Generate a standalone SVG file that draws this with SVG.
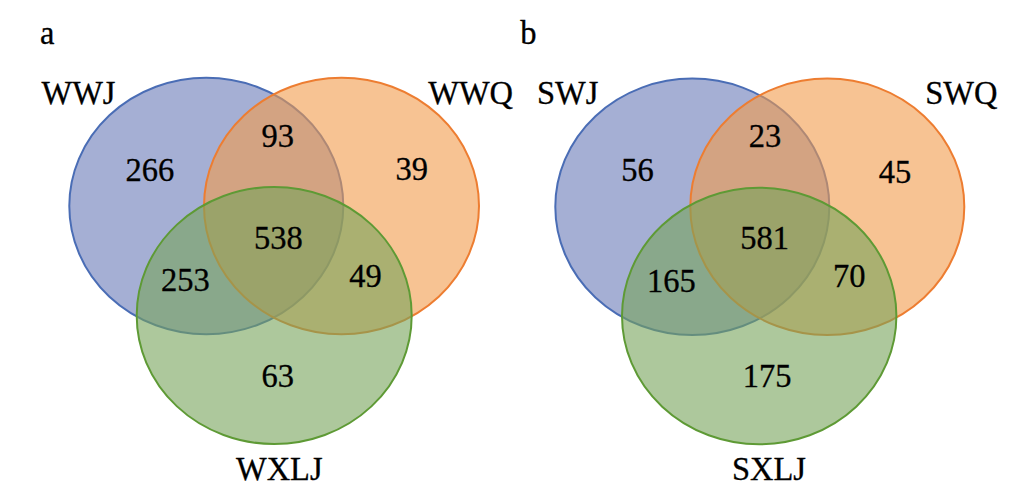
<svg xmlns="http://www.w3.org/2000/svg" width="1015" height="502" viewBox="0 0 1015 502">
<style>
.t{font-family:"Liberation Serif","Times New Roman",serif;font-size:32.5px;fill:#000;stroke:#000;stroke-width:0.3}
.b{fill:rgb(105,122,183);fill-opacity:0.6;stroke:#4A6DB5;stroke-width:2}
.o{fill:rgb(242,155,75);fill-opacity:0.6;stroke:#ED7D31;stroke-width:2}
.g{fill:rgb(118,163,90);fill-opacity:0.6;stroke:#5E9A35;stroke-width:2}
</style>
<rect width="1015" height="502" fill="#fff"/>
<g id="panel-a">
<g id="WWJ"><ellipse class="b" cx="206.3" cy="206" rx="137" ry="128.3"/></g>
<g id="WWQ"><ellipse class="o" cx="341.5" cy="206" rx="137.5" ry="128.3"/></g>
<g id="WXLJ"><ellipse class="g" cx="274.2" cy="315.5" rx="137.5" ry="128.5"/></g>
<text class="t" transform="translate(40 44) scale(1 1.06)">a</text>
<text class="t" transform="translate(41.5 103.5) scale(1 1.06)">WWJ</text>
<text class="t" transform="translate(428.3 103.5) scale(1 1.06)">WWQ</text>
<text class="t" transform="translate(236 480) scale(1 1.06)">WXLJ</text>
<text class="t" transform="translate(125.5 180.7) scale(1 1.06)">266</text>
<text class="t" transform="translate(261.5 147.3) scale(1 1.06)">93</text>
<text class="t" transform="translate(395.5 180) scale(1 1.06)">39</text>
<text class="t" transform="translate(254 249.3) scale(1 1.06)">538</text>
<text class="t" transform="translate(161 291) scale(1 1.06)">253</text>
<text class="t" transform="translate(349.3 287.3) scale(1 1.06)">49</text>
<text class="t" transform="translate(261.5 386.7) scale(1 1.06)">63</text>
</g>
<g id="panel-b">
<g id="SWJ"><ellipse class="b" cx="692.3" cy="206.8" rx="137" ry="128.2"/></g>
<g id="SWQ"><ellipse class="o" cx="827.3" cy="206.8" rx="137" ry="128.2"/></g>
<g id="SXLJ"><ellipse class="g" cx="759.2" cy="316" rx="137.2" ry="128.3"/></g>
<text class="t" transform="translate(520.3 44) scale(1 1.06)">b</text>
<text class="t" transform="translate(537 103.5) scale(1 1.06)">SWJ</text>
<text class="t" transform="translate(925.3 103.5) scale(1 1.06)">SWQ</text>
<text class="t" transform="translate(732 480) scale(1 1.06)">SXLJ</text>
<text class="t" transform="translate(621.3 180.7) scale(1 1.06)">56</text>
<text class="t" transform="translate(748.7 147.3) scale(1 1.06)">23</text>
<text class="t" transform="translate(878.7 183.3) scale(1 1.06)">45</text>
<text class="t" transform="translate(740.3 249.3) scale(1 1.06)">581</text>
<text class="t" transform="translate(647 291.7) scale(1 1.06)">165</text>
<text class="t" transform="translate(833 287.3) scale(1 1.06)">70</text>
<text class="t" transform="translate(742.7 386.7) scale(1 1.06)">175</text>
</g>
<g id="connectors"/>
</svg>
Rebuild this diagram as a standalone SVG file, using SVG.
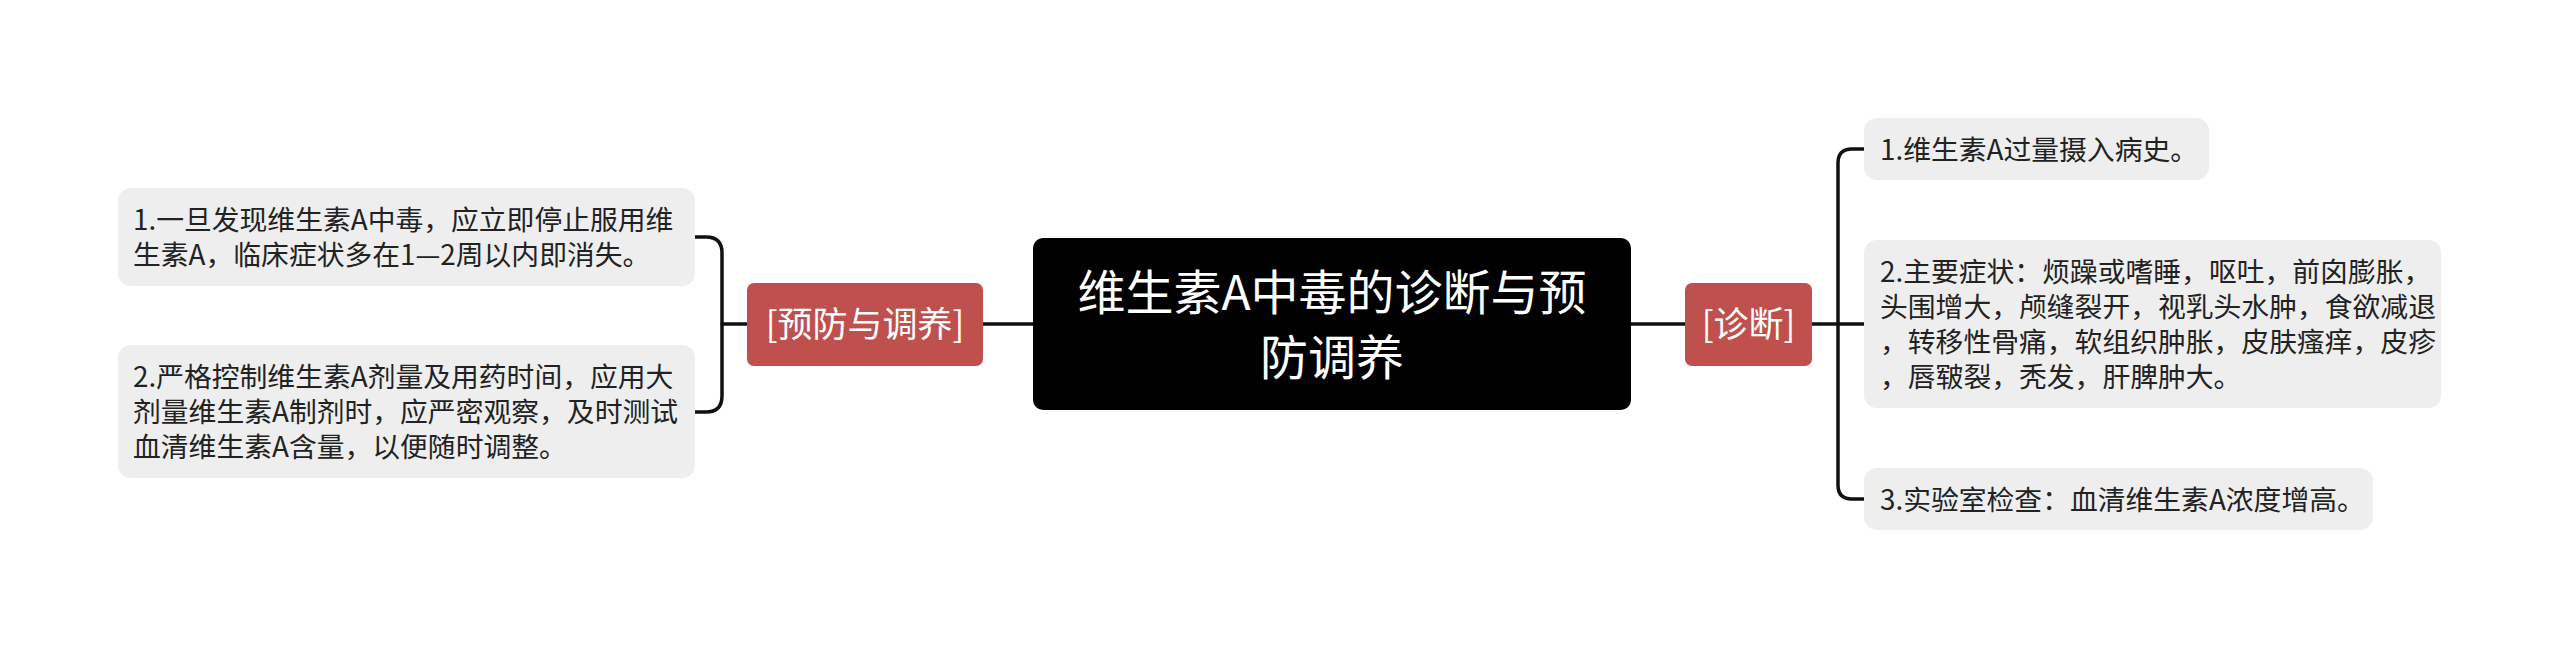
<svg xmlns="http://www.w3.org/2000/svg" width="2560" height="649" viewBox="0 0 2560 649">
<style>
.t{font-family:"Noto Sans CJK SC","Noto Sans",sans-serif;}
.card{fill:#EEEEEE;}
.ct{font-size:27.8px;fill:#222222;}
.br{fill:#C0504D;}
.bt{font-size:35px;fill:#FFFFFF;text-anchor:middle;}
.mt{font-size:48px;fill:#FFFFFF;text-anchor:middle;}
.ln{fill:none;stroke:#111111;stroke-width:3.5;stroke-linecap:round;stroke-linejoin:round;}
</style>
<rect width="2560" height="649" fill="#FFFFFF"/>
<g id="connectors">
<path class="ln" d="M983 324 H1033"/>
<path class="ln" d="M1631 324 H1685"/>
<path class="ln" d="M747 324 H722"/>
<path class="ln" d="M695 237 H706 Q722 237 722 253 V396 Q722 412 706 412 H695"/>
<path class="ln" d="M1812 324 H1864"/>
<path class="ln" d="M1864 149 H1852 Q1838 149 1838 163 V485 Q1838 499 1852 499 H1864"/>
</g>
<g id="center">
<rect x="1033" y="238" width="598" height="172" rx="10" fill="#000000"/>
<text class="t mt" x="1332" y="310">维生素A中毒的诊断与预</text>
<text class="t mt" x="1332" y="375">防调养</text>
</g>
<g id="branch-prevent">
<rect class="br" x="747" y="283" width="236" height="83" rx="7"/>
<text class="t bt" x="865" y="337">[预防与调养]</text>
</g>
<g id="branch-diagnose">
<rect class="br" x="1685" y="283" width="127" height="83" rx="7"/>
<text class="t bt" x="1748.5" y="337">[诊断]</text>
</g>
<g id="prevent-1">
<rect class="card" x="118" y="188" width="577" height="98" rx="13"/>
<text class="t ct" x="133" y="230">1.一旦发现维生素A中毒，应立即停止服用维</text>
<text class="t ct" x="133" y="265">生素A，临床症状多在1—2周以内即消失。</text>
</g>
<g id="prevent-2">
<rect class="card" x="118" y="345" width="577" height="133" rx="13"/>
<text class="t ct" x="133" y="387">2.严格控制维生素A剂量及用药时间，应用大</text>
<text class="t ct" x="133" y="422">剂量维生素A制剂时，应严密观察，及时测试</text>
<text class="t ct" x="133" y="457">血清维生素A含量，以便随时调整。</text>
</g>
<g id="diag-1">
<rect class="card" x="1864" y="118" width="345" height="62" rx="13"/>
<text class="t ct" x="1880" y="159.5">1.维生素A过量摄入病史。</text>
</g>
<g id="diag-2">
<rect class="card" x="1864" y="240" width="577" height="168" rx="13"/>
<text class="t ct" x="1880" y="282">2.主要症状：烦躁或嗜睡，呕吐，前囟膨胀，</text>
<text class="t ct" x="1880" y="317">头围增大，颅缝裂开，视乳头水肿，食欲减退</text>
<text class="t ct" x="1880" y="352">，转移性骨痛，软组织肿胀，皮肤瘙痒，皮疹</text>
<text class="t ct" x="1880" y="387">，唇皲裂，秃发，肝脾肿大。</text>
</g>
<g id="diag-3">
<rect class="card" x="1864" y="468" width="509" height="62" rx="13"/>
<text class="t ct" x="1880" y="509.5">3.实验室检查：血清维生素A浓度增高。</text>
</g>
</svg>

◆ ◆ ◆

Exercise task. Where a line of the entries contains the word "this", copy that line.

The answer.
Generate a standalone SVG file that draws this with SVG.
Rebuild this diagram as a standalone SVG file, using SVG.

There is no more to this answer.